TASK INSTRUCTIONS: Take every line where the string "this" appears and copy it.

DATA LINES:
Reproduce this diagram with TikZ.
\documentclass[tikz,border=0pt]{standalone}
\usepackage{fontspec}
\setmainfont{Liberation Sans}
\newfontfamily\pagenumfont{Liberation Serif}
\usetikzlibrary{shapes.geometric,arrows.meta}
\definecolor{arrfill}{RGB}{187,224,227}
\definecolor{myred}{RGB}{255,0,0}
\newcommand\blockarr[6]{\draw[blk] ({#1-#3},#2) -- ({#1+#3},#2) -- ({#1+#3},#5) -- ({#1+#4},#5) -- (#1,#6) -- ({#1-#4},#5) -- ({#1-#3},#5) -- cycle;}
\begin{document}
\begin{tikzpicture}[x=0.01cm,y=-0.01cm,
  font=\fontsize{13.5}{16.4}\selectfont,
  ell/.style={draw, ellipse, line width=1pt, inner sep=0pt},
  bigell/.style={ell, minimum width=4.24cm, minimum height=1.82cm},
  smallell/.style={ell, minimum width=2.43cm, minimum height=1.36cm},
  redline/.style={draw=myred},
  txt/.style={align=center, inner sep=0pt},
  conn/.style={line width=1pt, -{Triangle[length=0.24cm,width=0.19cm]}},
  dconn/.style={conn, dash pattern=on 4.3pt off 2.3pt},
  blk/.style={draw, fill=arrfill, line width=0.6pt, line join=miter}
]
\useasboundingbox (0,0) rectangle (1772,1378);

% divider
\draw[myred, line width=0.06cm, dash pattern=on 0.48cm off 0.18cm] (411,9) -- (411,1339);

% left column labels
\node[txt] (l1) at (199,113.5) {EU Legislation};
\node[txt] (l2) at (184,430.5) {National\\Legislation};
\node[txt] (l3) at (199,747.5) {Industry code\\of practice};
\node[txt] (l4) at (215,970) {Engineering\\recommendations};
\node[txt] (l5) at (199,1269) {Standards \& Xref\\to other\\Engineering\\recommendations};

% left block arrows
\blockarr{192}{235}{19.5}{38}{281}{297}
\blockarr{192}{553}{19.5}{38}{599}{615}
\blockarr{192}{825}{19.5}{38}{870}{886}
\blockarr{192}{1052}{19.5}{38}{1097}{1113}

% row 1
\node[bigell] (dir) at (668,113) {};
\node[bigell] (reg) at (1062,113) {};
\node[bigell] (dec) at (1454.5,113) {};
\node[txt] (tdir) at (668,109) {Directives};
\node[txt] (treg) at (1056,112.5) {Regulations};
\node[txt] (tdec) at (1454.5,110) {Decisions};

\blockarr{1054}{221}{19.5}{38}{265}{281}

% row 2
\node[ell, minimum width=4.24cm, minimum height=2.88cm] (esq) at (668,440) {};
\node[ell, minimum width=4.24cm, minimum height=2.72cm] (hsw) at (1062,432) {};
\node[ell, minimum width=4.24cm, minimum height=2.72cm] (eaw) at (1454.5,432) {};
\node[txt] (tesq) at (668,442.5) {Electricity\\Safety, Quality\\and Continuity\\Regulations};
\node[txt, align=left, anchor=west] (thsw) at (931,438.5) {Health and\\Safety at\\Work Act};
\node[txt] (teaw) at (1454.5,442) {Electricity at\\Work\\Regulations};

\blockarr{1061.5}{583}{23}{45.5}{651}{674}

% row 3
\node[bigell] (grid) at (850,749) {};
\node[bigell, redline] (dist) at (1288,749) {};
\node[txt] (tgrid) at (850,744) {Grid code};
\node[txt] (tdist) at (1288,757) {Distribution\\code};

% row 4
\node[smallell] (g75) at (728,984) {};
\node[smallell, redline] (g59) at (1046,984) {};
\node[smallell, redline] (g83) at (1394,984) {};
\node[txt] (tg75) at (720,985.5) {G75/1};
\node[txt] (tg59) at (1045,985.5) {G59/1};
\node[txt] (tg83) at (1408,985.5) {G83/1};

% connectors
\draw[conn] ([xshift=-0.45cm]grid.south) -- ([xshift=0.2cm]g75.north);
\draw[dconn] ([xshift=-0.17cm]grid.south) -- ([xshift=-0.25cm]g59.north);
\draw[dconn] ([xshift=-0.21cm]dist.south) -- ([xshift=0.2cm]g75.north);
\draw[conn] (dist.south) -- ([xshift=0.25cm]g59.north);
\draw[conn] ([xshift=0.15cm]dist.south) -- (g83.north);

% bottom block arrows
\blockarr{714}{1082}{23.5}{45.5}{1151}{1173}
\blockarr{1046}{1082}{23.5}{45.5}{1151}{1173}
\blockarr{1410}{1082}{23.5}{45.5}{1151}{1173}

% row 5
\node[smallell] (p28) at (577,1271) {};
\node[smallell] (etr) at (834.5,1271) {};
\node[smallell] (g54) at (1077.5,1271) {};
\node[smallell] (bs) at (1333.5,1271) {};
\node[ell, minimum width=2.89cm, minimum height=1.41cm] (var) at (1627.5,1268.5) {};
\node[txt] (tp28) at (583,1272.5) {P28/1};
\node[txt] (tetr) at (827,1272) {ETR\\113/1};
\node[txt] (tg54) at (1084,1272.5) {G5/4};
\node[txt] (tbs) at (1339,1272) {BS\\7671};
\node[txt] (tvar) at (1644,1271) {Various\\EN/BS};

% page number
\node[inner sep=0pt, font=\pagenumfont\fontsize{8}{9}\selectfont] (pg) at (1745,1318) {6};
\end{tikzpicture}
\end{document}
--
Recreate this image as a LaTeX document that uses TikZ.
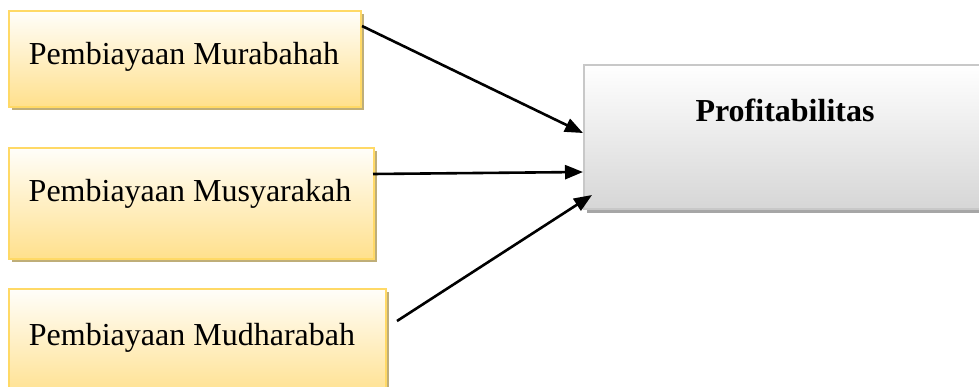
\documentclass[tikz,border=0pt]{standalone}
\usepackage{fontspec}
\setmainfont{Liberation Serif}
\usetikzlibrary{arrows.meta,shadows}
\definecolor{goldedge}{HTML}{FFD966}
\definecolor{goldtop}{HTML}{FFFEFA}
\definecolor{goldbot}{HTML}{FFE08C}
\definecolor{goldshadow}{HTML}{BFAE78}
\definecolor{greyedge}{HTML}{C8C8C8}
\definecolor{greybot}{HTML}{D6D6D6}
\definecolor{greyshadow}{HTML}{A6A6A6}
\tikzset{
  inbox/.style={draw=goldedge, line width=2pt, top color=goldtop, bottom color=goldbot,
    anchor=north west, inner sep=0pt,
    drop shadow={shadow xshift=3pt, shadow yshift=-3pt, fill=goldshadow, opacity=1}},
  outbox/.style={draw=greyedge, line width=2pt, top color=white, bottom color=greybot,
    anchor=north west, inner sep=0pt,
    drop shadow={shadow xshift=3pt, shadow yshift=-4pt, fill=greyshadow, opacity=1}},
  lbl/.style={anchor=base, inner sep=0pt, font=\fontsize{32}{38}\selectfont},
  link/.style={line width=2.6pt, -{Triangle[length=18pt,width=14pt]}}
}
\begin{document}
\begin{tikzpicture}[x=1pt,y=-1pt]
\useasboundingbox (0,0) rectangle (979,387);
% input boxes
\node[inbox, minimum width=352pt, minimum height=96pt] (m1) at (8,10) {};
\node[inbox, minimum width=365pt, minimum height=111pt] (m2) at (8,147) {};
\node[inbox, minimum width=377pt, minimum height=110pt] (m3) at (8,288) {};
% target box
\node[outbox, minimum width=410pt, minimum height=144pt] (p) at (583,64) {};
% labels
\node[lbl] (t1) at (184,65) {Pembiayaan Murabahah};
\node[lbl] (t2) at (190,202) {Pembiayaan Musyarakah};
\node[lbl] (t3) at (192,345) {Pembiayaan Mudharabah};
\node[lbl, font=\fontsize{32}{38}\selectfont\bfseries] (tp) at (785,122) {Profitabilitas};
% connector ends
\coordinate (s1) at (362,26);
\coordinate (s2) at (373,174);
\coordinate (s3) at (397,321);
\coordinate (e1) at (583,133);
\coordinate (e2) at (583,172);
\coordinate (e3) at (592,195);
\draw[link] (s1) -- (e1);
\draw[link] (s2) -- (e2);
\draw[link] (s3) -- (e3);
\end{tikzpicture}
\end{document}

SOLVED PROBLEM:
Reproduce this diagram with TikZ.
Recreate this image as a LaTeX document that uses TikZ.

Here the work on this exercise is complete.